__Data provided__:
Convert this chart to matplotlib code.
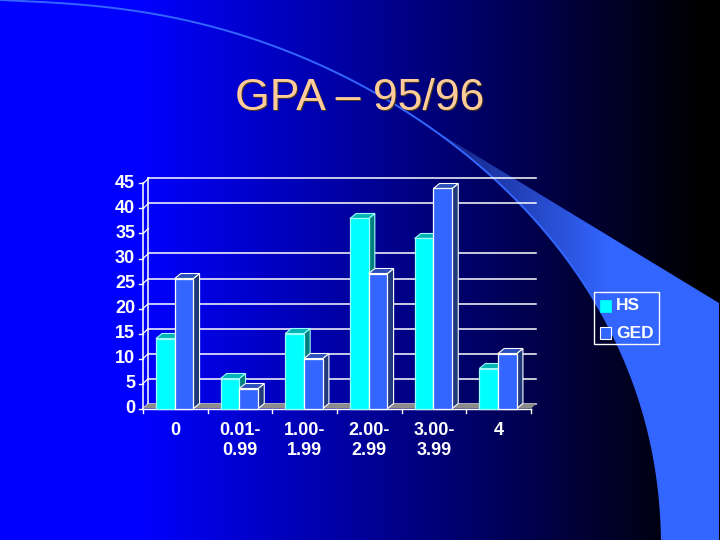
import numpy as np
import matplotlib
matplotlib.use("Agg")
import matplotlib.pyplot as plt
from matplotlib.patches import Polygon, Rectangle
from matplotlib.transforms import Affine2D

categories = ['0', '0.01-\n0.99', '1.00-\n1.99', '2.00-\n2.99', '3.00-\n3.99', '4']
hs = [14, 6, 15, 38, 34, 8]
ged = [26, 4, 10, 27, 44, 11]
y_ticks = [0, 5, 10, 15, 20, 25, 30, 35, 40, 45]
# the 35 line is missing on the back wall of the original
wall_lines = [0, 5, 10, 15, 20, 25, 30, 40, 45]
title = 'GPA \u2013 95/96'

plt.rcParams['font.family'] = ['Liberation Sans', 'DejaVu Sans']

W, H = 720, 540
fig = plt.figure(figsize=(W / 100, H / 100), dpi=100)

# slide background, in pixel coordinates
bg = fig.add_axes([0, 0, 1, 1])
bg.axis('off')
xx, yy = np.meshgrid(np.arange(W) + 0.5, np.arange(H) + 0.5)
img = np.zeros((1, W, 3))
img[0, :, 2] = np.clip((700 - xx[0]) / 560, 0, 1)
bg.imshow(img, extent=[0, W, H, 0], aspect='auto', zorder=0)

# swoosh edge, smoothed through points
arc_x = np.array([0, 46, 138, 230, 321, 413, 441, 490, 547, 587, 613, 630, 643, 653, 662])
arc_y = np.array([0, 2, 12, 30, 68, 113, 135, 178, 233, 287, 337, 373, 410, 453, 540])
t = np.concatenate([[0], np.cumsum(np.hypot(np.diff(arc_x), np.diff(arc_y)))])
t = t / t[-1]
ts = np.linspace(0, 1, 300)
cx = np.polyval(np.polyfit(t, arc_x, 7), ts)
cy = np.polyval(np.polyfit(t, arc_y, 7), ts)
tip = np.argmin(np.abs(cx - 430))

# wedge: straight upper edge from the tip, arc as lower edge
wedge_xy = list(zip(cx[tip:], cy[tip:])) + [(662, 540), (719, 540), (719, 303), (cx[tip], cy[tip])]
wedge = Polygon(wedge_xy, fc='none', ec='none', transform=bg.transData)
bg.add_patch(wedge)
w = np.clip((xx - 440) / 170, 0, 1)[..., None]
start = np.array([0.08, 0.13, 0.50])
end = np.array([0x33, 0x66, 0xff]) / 255
shade = bg.imshow(start * (1 - w) + end * w, extent=[0, W, H, 0], aspect='auto', zorder=1)
shade.set_clip_path(wedge)
bg.plot(cx, cy, color='#3366ff', lw=1.4, zorder=2)
bg.set_xlim(0, W)
bg.set_ylim(H, 0)

bg.text(360, 110, title, color='#4a3a20', fontsize=32, ha='center', va='baseline', zorder=3,
        transform=bg.transData + Affine2D().translate(1, -1))
bg.text(360, 110, title, color='#ffcc99', fontsize=32, ha='center', va='baseline', zorder=4)

# chart axes: x in categories, y in values, front plane of the 3d box
left, right, bottom, top = 143, 531, 408.5, 183.5
ax = fig.add_axes([left / W, 1 - bottom / H, (right - left) / W, (bottom - top) / H])
ax.patch.set_alpha(0)
ax.set_xlim(0, len(categories))
ax.set_ylim(0, 45)
ax.axis('off')

# depth of the box and of the bars, in data units
dx_box, dy_box = 0.085, 1.0
dx_bar, dy_bar = 0.095, 1.0
bar_w = 0.29
white = '#ffffff'

# floor
ax.add_patch(Polygon([(0, 0), (dx_box, dy_box), (6 + dx_box, dy_box), (6, 0)],
                     color='#8c8c8c', lw=0, zorder=2, clip_on=False))
for v in y_ticks:
    ax.plot([0, dx_box], [v, v + dy_box], color=white, lw=0.9, zorder=1, clip_on=False)
    ax.plot([-0.06, 0], [v, v], color=white, lw=1, zorder=1, clip_on=False)
    ax.text(-0.12, v, str(v), color=white, fontsize=13, fontweight='bold',
            ha='right', va='center', zorder=5)
for v in wall_lines:
    ax.plot([dx_box, 6 + dx_box], [v + dy_box, v + dy_box], color=white, lw=1.1,
            zorder=1, clip_on=False)
ax.plot([dx_box, dx_box], [dy_box, 45 + dy_box], color=white, lw=1.1, zorder=1, clip_on=False)
ax.plot([0, 0], [0, 45], color=white, lw=1.1, zorder=1, clip_on=False)
ax.plot([0, 6], [0, 0], color=white, lw=1, zorder=3, clip_on=False)
for k in range(7):
    ax.plot([k, k], [0, -0.8], color=white, lw=1, zorder=3, clip_on=False)


def draw_bar(x0, v, front, topc, side, outline, z):
    # side and top faces first, front face over them
    ax.add_patch(Polygon([(x0 + bar_w, 0), (x0 + bar_w + dx_bar, dy_bar),
                          (x0 + bar_w + dx_bar, v + dy_bar), (x0 + bar_w, v)],
                         fc=side, ec=outline, lw=0.8, zorder=z, clip_on=False))
    ax.add_patch(Polygon([(x0, v), (x0 + dx_bar, v + dy_bar),
                          (x0 + bar_w + dx_bar, v + dy_bar), (x0 + bar_w, v)],
                         fc=topc, ec=outline, lw=0.8, zorder=z, clip_on=False))
    ax.bar(x0, v, width=bar_w, align='edge', color=front, edgecolor=outline, lw=0.9,
           zorder=z + 0.1, clip_on=False)


for i in range(len(categories)):
    x0 = i + 0.2
    draw_bar(x0, hs[i], '#00ffff', '#00b4b4', '#007f7f', '#9ffcfc', 4 + i)
    draw_bar(x0 + bar_w, ged[i], '#3366ff', '#2a4fb8', '#1f3a7a', white, 4.3 + i)
    ax.text(i + 0.5, -2.7, categories[i], color=white, fontsize=13, fontweight='bold',
            ha='center', va='top', linespacing=1.26, zorder=5, clip_on=False)

# legend
bg.add_patch(Rectangle((593.5, 292), 65.5, 52, fc='none', ec=white, lw=1, zorder=6))
bg.add_patch(Rectangle((599.5, 300), 11.5, 12, fc='#00ffff', ec='#00ffff', lw=0.5, zorder=6))
bg.add_patch(Rectangle((599.5, 327), 11.5, 12, fc='#3366ff', ec=white, lw=0.8, zorder=6))
bg.text(616, 306, 'HS', color=white, fontsize=12.5, fontweight='bold', va='center', zorder=6)
bg.text(616, 333, 'GED', color=white, fontsize=12.5, fontweight='bold', va='center', zorder=6)

fig.savefig('out.png', dpi=100)
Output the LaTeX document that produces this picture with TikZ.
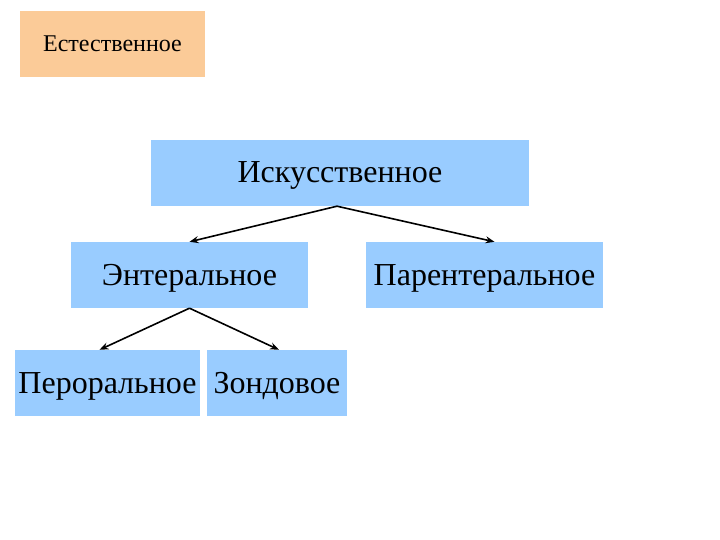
\documentclass[tikz,border=0pt]{standalone}
\usepackage{fontspec}
\setmainfont{Liberation Serif}
\usetikzlibrary{arrows.meta}
\definecolor{boxblue}{HTML}{99CCFF}
\definecolor{boxorange}{HTML}{FBCB98}
\begin{document}
\begin{tikzpicture}[x=1pt,y=-1pt,
  bluebox/.style={fill=boxblue,draw=none,inner sep=0pt,text height=24pt,text depth=4pt,font=\fontsize{32}{34}\selectfont},
  orangebox/.style={fill=boxorange,draw=none,inner sep=0pt,text height=18pt,text depth=2pt,font=\fontsize{24}{26}\selectfont},
  conn/.style={draw=black,line width=1.6pt,-{Stealth[length=9pt,width=7pt]}}]
\useasboundingbox (0,0) rectangle (720,540);
\node[orangebox,minimum width=185pt,minimum height=66pt] (nat) at (112.5,44) {Естественное};
\node[bluebox,minimum width=378pt,minimum height=66pt] (isk) at (340,173) {Искусственное};
\node[bluebox,minimum width=237pt,minimum height=66pt] (ent) at (189.5,275) {Энтеральное};
\node[bluebox,minimum width=237pt,minimum height=66pt] (par) at (484.5,275) {Парентеральное};
\node[bluebox,minimum width=185pt,minimum height=66pt] (per) at (107.5,383) {Пероральное};
\node[bluebox,minimum width=140pt,minimum height=66pt] (zon) at (277,383) {Зондовое};
\draw[conn] ([xshift=-3pt]isk.south) -- (ent.north);
\draw[conn] ([xshift=-3pt]isk.south) -- ([xshift=10pt]par.north);
\draw[conn] (ent.south) -- ([xshift=-8pt]per.north);
\draw[conn] (ent.south) -- ([xshift=2pt]zon.north);
\end{tikzpicture}
\end{document}
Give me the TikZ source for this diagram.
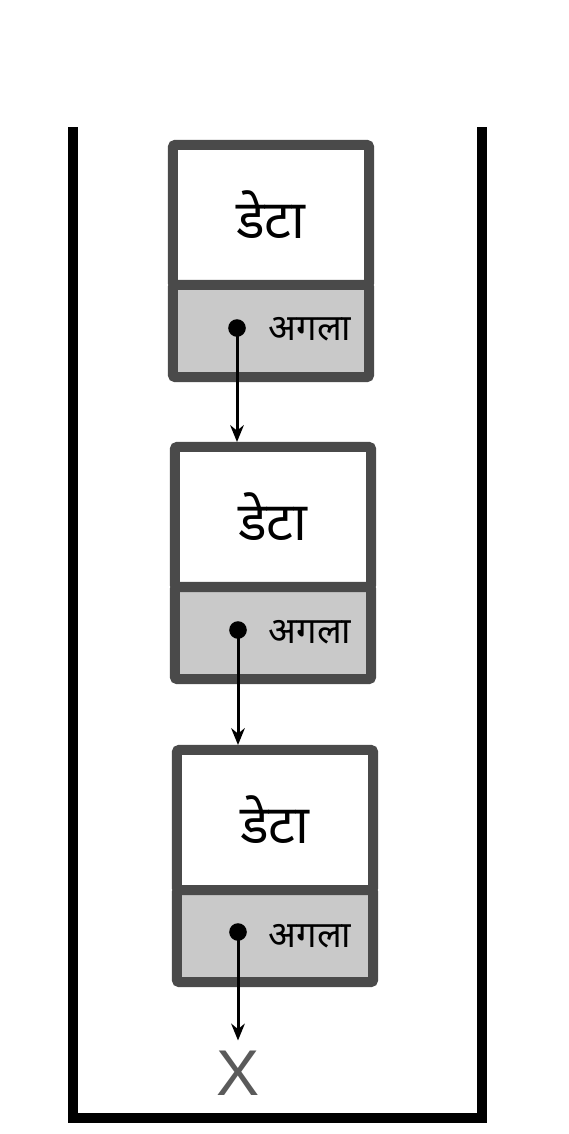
\documentclass[tikz,border=0pt]{standalone}
\usepackage{fontspec}
\usepackage{xcolor}
\usepackage{tikz}
\usetikzlibrary{arrows.meta}
\newfontfamily\hindi[Script=Devanagari]{Noto Sans}
\newfontfamily\xfont{Liberation Sans}
\definecolor{boxedge}{HTML}{4A4A4A}
\definecolor{nextfill}{HTML}{C9C9C9}
\definecolor{xgray}{HTML}{5A5A5A}

\begin{document}
\begin{tikzpicture}[x=0.025cm, y=-0.025cm,
    databox/.style={draw=boxedge, line width=0.25cm, rounded corners=1.5pt, fill=white, minimum width=4.9cm, minimum height=3.5cm, inner sep=0pt, font=\hindi\fontsize{38}{42}\selectfont},
    nextbox/.style={draw=boxedge, line width=0.25cm, rounded corners=1.5pt, fill=nextfill, minimum width=4.9cm, minimum height=2.3cm, inner sep=0pt},
    ptr/.style={circle, fill=black, inner sep=0pt, minimum size=0.44cm},
    lbl/.style={font=\hindi\fontsize{26}{30}\selectfont},
    link/.style={line width=0.075cm, -{Stealth[length=0.42cm, width=0.34cm]}}]
          \useasboundingbox (0,0) rectangle (568,1134);
          \draw[line width=0.25cm] (73,127) -- (73,1118) -- (482,1118) -- (482,127);
          % first element
          \node[databox] (data1) at (271,215) {डेटा};
          \node[nextbox] (next1) at (271,331) {};
          \node[ptr] (dot1) at (237,328) {};
          \node[lbl] (lbl1) at (310,329) {अगला};
          % second element
          \node[databox] (data2) at (273,517) {डेटा};
          \node[nextbox] (next2) at (273,633) {};
          \node[ptr] (dot2) at (238,630) {};
          \node[lbl] (lbl2) at (310,632) {अगला};
          % third element
          \node[databox] (data3) at (275,820) {डेटा};
          \node[nextbox] (next3) at (275,936) {};
          \node[ptr] (dot3) at (238,932) {};
          \node[lbl] (lbl3) at (310,936) {अगला};
          % null end
          \node[text=xgray, inner sep=0.25cm, font=\xfont\fontsize{46}{50}\selectfont] (xend) at (238,1073) {X};
          \draw[link] (dot1.center) -- (dot1 |- data2.north);
          \draw[link] (dot2.center) -- (dot2 |- data3.north);
          \draw[link] (dot3.center) -- (xend.north);
        \end{tikzpicture}
\end{document}
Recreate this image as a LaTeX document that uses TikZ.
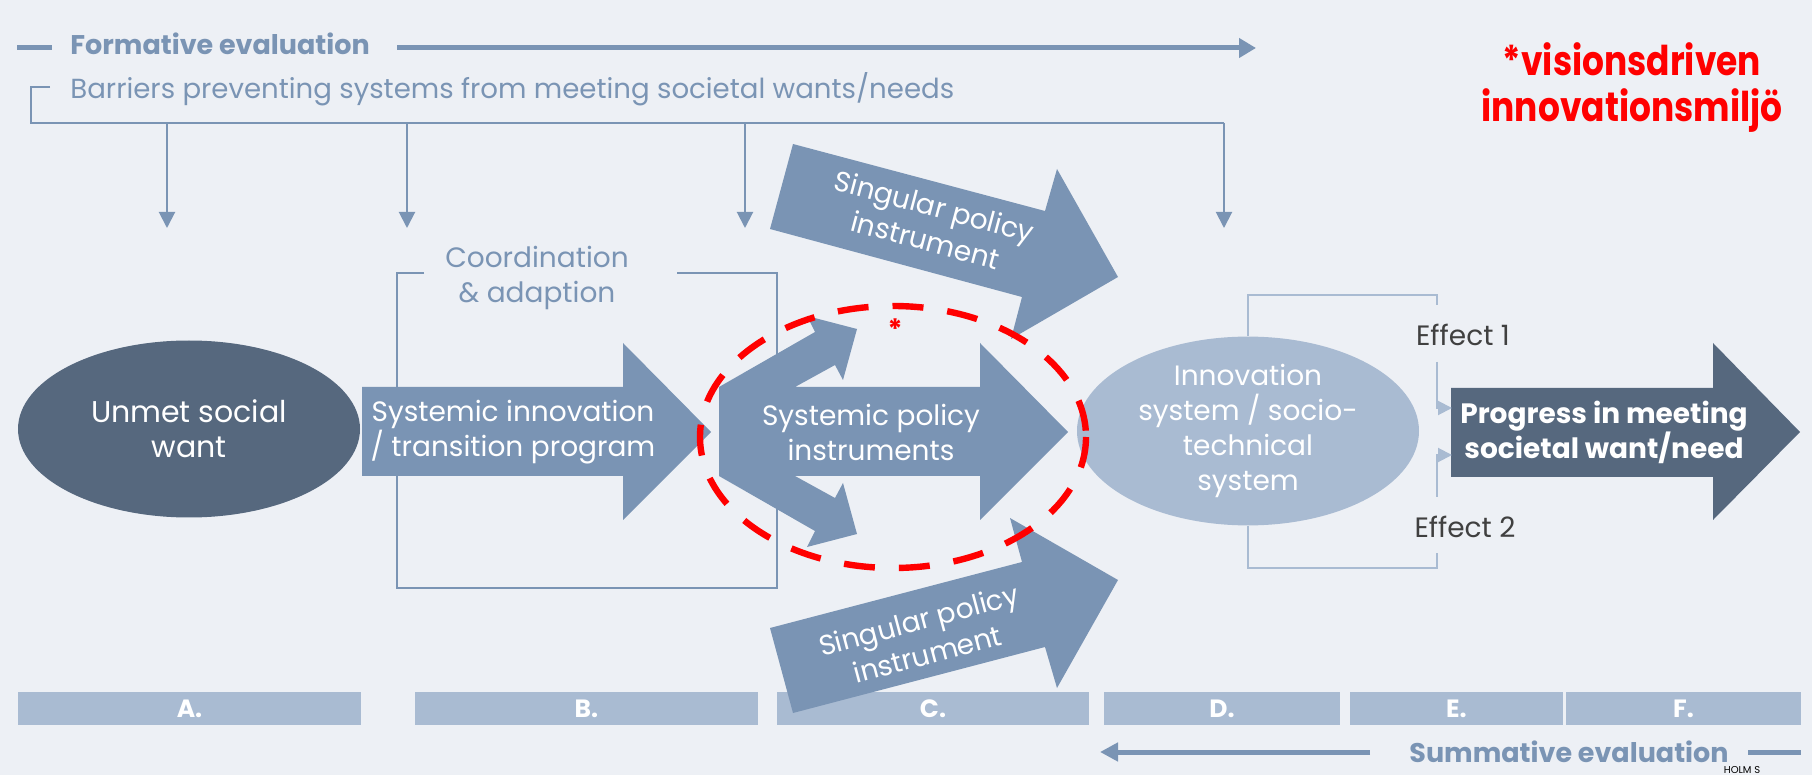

__Job__:
Your task is to reproduce exactly the lines from the start of the data above through the line containing "fig = plt.figure(figsize=(W", leaving every picture out.

__The solution__:
Convert this chart to matplotlib code.
import numpy as np
import matplotlib
matplotlib.use("Agg")
import matplotlib.pyplot as plt
from matplotlib.patches import Polygon, Rectangle
from matplotlib.transforms import Affine2D

categories = ['0', '0.01-\n0.99', '1.00-\n1.99', '2.00-\n2.99', '3.00-\n3.99', '4']
hs = [14, 6, 15, 38, 34, 8]
ged = [26, 4, 10, 27, 44, 11]
y_ticks = [0, 5, 10, 15, 20, 25, 30, 35, 40, 45]
# the 35 line is missing on the back wall of the original
wall_lines = [0, 5, 10, 15, 20, 25, 30, 40, 45]
title = 'GPA \u2013 95/96'

plt.rcParams['font.family'] = ['Liberation Sans', 'DejaVu Sans']

W, H = 720, 540
fig = plt.figure(figsize=(W / 100, H / 100), dpi=100)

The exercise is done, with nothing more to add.